建立了描述连续铸造过程的温度场模型,用外推法得出凝固金属在结晶器出口侧的非物理边界条件模型,使稳态温度场的计算精确高效.利用该温度场模型及非物理边界条件模型计算了Al-Cu合金在半连续铸造过程中的稳态温度场,并以此确定的介观温度场作为液固相变模拟的条件,用多尺度计算技术模拟了Al-10%Cu合金在不同浇注温度时的凝固组织,得到了晶粒形貌和分布合理的微观组织.对ZL201合金的近液相线铸造组织的模拟结果与实验吻合.研究表明:该温度场模型及非物理边界条件模型适于稳态连续铸造过程的模拟,并可为金属凝固组织的多尺度模拟提供正确的温度场数据.

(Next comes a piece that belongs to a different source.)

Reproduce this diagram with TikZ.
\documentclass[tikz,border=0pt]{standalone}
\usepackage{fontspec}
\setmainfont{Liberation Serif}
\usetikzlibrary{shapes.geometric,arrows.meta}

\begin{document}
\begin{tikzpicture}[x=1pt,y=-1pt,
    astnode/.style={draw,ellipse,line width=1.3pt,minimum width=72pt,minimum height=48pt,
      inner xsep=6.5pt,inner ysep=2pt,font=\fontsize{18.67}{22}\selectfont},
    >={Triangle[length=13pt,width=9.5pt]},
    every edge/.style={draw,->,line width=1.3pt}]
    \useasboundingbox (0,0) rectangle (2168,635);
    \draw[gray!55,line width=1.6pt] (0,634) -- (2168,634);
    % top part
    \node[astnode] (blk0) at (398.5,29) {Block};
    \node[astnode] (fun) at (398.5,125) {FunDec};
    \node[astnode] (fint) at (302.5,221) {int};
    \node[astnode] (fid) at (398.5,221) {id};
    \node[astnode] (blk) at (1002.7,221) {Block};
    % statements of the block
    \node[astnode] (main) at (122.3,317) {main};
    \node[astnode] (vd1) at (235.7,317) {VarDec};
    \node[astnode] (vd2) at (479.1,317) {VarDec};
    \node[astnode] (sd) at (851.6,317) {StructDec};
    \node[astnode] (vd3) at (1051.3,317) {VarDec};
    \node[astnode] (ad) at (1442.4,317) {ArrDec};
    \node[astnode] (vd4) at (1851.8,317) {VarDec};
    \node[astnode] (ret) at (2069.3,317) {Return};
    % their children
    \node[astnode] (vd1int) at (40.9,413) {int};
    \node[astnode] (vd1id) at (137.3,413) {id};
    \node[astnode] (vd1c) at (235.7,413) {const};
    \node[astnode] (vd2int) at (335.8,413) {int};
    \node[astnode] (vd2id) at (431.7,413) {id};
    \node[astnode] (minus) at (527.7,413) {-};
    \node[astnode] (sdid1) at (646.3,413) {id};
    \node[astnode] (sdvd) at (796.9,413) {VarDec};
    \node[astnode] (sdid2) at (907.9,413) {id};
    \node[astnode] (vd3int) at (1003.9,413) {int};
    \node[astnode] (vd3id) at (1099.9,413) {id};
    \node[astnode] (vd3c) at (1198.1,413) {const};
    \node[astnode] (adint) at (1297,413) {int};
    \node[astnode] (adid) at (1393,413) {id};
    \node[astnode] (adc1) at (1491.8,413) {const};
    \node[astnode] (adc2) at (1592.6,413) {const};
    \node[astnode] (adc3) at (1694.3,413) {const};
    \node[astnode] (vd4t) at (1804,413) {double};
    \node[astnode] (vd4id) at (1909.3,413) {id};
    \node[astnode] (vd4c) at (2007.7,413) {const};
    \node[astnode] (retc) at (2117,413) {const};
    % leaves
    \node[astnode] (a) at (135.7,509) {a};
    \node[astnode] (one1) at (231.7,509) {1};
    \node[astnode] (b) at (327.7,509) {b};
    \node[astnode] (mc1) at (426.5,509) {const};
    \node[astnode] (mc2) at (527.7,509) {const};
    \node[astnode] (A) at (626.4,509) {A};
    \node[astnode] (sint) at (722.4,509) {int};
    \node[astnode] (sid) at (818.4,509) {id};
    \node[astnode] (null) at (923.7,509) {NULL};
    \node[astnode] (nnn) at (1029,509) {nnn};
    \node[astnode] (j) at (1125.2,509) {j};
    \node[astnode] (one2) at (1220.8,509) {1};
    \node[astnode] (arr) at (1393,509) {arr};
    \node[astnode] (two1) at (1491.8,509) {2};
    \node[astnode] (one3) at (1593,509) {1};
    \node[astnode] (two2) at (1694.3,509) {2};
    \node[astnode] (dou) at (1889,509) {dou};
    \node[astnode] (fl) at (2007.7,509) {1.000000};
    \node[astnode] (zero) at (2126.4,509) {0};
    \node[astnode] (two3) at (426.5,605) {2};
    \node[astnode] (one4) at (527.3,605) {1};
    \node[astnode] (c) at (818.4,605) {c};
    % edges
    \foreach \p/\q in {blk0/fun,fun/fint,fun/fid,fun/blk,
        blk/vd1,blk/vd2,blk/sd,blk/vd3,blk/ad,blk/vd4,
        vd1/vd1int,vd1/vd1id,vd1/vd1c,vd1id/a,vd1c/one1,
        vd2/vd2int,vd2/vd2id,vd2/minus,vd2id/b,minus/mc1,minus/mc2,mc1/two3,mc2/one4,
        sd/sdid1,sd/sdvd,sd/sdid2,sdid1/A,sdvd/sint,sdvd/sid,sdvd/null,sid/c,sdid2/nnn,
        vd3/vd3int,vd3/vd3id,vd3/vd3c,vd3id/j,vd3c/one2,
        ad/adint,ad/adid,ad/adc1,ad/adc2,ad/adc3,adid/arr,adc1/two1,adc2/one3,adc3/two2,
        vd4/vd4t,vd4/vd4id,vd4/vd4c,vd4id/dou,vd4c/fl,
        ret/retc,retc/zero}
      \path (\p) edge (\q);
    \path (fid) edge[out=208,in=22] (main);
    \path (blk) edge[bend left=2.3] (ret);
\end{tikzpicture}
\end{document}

Non-physical Boundary Condition of Steady Temperature Field in Continuous Casting Process

A model of temperature field was developed to describe the continuous casting process.The model of the non-physical boundary condition of temperature field was also proposed by extrapolation technique for the castings out of the mould to get efficient and accurate calculation results of the steady temperature fields.Then,the steady temperature fields of Al-Cu alloys in semi-continuous casting process were calculated using the given models,and the mesoscale temperature field thus determined was taken as the conditions for the simulation of liquid-solid phase transformation.The calculated temperature fields were applied to the multi-scale simulation of the solidification of the Al-10%Cu alloys at different pouring temperatures,thus obtaining the morphology and reasonably distributed grain structure.It was found that the simulated grain size and morphology of near liquidus cast ZL201 alloy is well consistent with experimental results.All the results show that the models developed for temperature field and non-physical boundary condition are applicable to the simulation of steady continuous casting process,especially they can provide correct data of temperature fields as reference for the multi-scale simulation of solidified metal structure.